OBJECTIVE:
Count every line below that contains "React", then state the total with no other output.
══════
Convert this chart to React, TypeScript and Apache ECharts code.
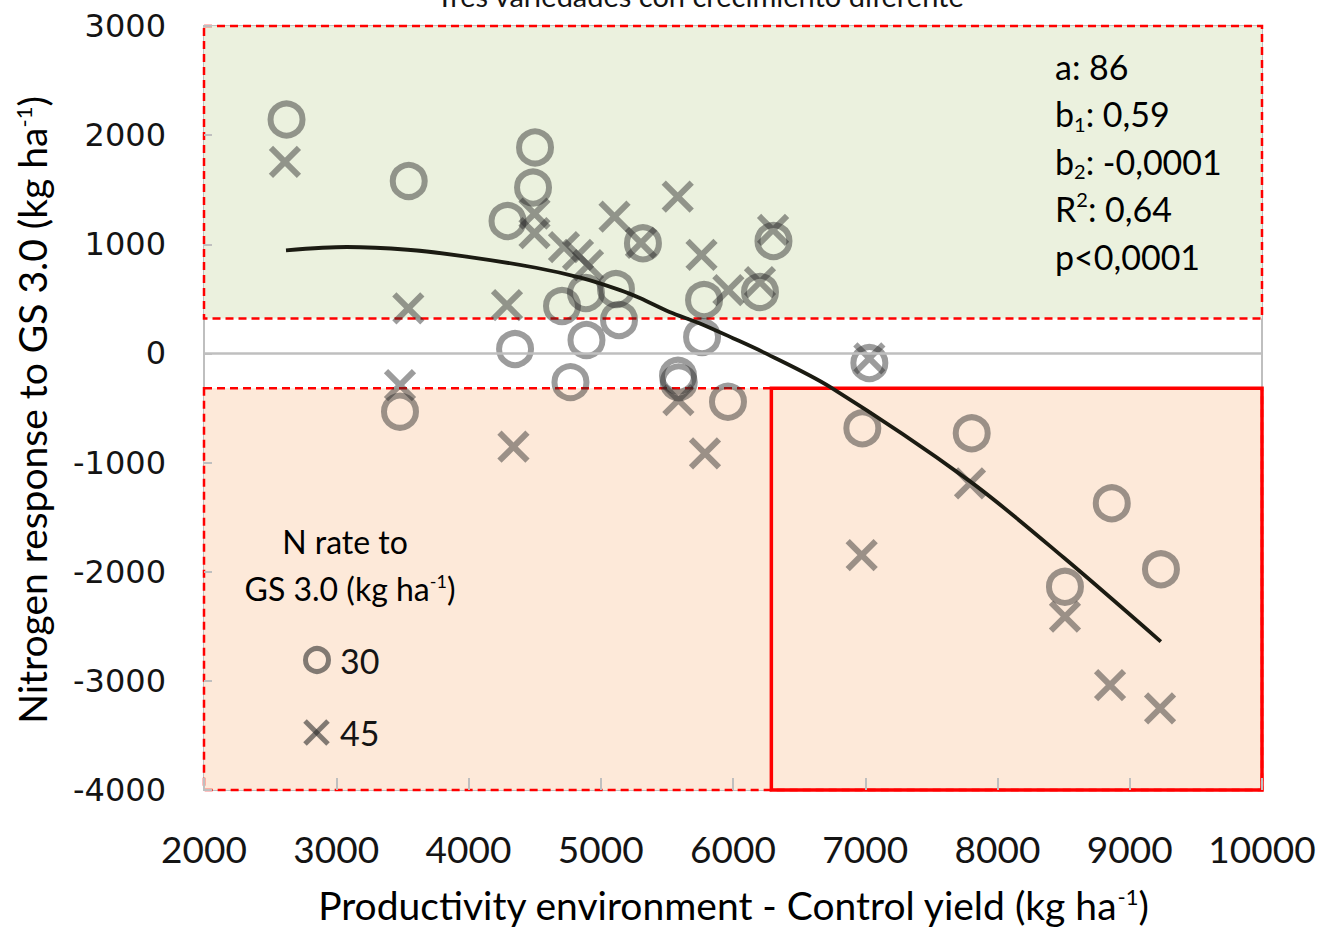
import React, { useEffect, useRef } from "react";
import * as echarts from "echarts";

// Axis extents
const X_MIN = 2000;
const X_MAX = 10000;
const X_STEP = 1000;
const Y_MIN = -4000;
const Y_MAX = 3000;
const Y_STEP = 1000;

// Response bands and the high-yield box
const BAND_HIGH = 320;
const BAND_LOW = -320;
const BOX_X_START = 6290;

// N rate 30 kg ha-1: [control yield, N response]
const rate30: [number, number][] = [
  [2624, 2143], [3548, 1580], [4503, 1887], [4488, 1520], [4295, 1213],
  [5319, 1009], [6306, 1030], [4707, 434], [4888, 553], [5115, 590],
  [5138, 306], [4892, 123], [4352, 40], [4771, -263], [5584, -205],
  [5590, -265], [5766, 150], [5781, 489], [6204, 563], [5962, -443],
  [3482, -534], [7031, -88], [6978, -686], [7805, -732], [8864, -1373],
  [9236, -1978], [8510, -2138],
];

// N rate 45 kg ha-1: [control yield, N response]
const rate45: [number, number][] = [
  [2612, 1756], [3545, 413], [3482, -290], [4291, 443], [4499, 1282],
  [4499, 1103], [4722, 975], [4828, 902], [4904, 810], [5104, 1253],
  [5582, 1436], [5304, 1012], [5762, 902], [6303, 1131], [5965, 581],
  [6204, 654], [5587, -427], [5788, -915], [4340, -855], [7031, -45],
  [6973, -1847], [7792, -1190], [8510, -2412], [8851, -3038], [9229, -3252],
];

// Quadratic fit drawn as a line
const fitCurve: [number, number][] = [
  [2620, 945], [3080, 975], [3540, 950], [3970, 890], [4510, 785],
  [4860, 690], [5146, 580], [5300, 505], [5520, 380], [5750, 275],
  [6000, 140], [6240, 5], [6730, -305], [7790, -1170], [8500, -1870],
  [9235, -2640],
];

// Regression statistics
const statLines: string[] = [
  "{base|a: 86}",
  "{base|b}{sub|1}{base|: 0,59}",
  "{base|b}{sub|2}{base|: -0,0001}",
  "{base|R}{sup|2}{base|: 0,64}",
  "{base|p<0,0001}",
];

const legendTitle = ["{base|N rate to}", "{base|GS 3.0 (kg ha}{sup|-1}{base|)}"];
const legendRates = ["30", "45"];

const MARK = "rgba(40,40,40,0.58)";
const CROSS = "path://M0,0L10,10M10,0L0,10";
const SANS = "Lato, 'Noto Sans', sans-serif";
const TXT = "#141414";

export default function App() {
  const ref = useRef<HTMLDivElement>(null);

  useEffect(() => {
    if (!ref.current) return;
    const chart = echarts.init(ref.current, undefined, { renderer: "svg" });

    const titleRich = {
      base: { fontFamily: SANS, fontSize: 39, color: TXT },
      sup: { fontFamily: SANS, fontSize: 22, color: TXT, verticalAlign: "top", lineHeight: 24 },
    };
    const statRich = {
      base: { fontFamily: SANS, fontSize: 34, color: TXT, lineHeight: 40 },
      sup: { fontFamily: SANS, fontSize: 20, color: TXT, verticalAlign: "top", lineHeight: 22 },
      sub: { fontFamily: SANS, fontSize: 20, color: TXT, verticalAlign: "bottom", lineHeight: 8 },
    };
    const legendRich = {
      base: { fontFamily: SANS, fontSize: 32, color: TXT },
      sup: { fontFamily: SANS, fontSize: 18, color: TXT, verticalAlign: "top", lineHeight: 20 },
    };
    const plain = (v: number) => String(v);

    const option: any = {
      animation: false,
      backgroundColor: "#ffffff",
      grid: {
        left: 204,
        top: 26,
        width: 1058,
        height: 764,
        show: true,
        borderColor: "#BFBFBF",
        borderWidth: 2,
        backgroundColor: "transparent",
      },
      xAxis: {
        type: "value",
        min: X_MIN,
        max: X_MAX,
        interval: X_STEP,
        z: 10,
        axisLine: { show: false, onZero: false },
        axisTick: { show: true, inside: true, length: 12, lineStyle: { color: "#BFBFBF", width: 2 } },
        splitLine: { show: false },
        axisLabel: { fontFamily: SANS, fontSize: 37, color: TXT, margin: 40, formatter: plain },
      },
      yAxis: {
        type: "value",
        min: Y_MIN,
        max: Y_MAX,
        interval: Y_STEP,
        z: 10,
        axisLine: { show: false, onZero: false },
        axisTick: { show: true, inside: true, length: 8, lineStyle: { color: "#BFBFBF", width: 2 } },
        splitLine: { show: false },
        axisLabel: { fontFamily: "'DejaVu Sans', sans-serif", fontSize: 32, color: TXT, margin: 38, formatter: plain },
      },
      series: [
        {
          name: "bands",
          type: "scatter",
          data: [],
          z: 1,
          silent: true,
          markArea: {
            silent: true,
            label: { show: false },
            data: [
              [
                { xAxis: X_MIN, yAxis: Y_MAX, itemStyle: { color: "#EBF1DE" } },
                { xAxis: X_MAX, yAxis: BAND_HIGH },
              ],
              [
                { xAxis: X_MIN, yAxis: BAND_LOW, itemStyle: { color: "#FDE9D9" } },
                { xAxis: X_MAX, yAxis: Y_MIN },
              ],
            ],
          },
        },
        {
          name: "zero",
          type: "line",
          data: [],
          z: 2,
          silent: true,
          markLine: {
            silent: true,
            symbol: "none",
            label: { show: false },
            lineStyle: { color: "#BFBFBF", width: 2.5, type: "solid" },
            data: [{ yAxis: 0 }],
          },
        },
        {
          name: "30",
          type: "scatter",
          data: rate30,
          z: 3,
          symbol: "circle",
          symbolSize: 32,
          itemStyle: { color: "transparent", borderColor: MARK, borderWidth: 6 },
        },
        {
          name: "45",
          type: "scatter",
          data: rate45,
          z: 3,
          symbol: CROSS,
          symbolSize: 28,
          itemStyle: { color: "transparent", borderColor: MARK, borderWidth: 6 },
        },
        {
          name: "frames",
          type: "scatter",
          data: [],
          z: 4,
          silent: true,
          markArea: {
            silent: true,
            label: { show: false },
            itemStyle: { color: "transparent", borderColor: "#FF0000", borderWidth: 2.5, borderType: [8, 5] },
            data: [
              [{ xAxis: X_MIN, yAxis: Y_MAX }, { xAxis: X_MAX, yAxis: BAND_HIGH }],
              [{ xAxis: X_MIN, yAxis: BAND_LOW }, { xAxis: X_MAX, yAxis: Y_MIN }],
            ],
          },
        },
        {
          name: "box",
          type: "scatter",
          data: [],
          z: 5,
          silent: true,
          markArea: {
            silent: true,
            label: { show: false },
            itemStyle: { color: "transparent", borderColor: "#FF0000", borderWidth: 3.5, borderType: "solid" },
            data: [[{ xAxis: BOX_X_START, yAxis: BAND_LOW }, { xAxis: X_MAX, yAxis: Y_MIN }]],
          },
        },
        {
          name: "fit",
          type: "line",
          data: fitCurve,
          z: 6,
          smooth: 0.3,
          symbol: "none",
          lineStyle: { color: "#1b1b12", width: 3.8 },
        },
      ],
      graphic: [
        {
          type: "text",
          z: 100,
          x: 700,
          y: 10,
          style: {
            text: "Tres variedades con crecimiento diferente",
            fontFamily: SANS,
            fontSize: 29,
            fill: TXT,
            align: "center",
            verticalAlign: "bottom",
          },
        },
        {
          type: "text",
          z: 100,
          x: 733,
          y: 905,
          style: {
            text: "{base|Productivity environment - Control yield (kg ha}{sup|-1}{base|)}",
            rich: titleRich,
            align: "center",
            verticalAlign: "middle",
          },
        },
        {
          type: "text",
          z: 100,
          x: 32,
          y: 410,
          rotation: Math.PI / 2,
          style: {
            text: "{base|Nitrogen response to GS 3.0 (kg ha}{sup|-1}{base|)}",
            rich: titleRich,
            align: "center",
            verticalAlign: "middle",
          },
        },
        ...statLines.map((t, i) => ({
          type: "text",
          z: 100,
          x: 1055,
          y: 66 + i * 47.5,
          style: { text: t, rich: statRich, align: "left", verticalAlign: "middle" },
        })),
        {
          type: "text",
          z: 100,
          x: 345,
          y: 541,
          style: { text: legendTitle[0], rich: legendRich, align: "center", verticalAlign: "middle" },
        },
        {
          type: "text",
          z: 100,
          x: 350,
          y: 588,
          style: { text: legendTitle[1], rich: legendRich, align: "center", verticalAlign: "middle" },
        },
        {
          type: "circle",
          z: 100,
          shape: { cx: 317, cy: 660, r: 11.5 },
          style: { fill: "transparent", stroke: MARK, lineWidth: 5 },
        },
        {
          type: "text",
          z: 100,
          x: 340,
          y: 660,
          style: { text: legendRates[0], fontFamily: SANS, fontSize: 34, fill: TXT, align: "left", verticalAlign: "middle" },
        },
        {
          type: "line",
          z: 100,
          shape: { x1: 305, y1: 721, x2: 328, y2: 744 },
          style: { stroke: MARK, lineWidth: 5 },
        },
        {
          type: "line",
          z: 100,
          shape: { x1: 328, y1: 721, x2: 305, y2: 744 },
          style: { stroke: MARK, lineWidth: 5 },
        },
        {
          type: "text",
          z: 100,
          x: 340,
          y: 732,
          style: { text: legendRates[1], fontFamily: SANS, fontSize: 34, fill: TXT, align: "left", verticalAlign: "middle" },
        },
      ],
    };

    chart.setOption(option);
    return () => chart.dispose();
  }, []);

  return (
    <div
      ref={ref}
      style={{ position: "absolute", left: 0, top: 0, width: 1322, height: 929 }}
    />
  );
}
══════
SOLUTION TO THE PROBLEM:
2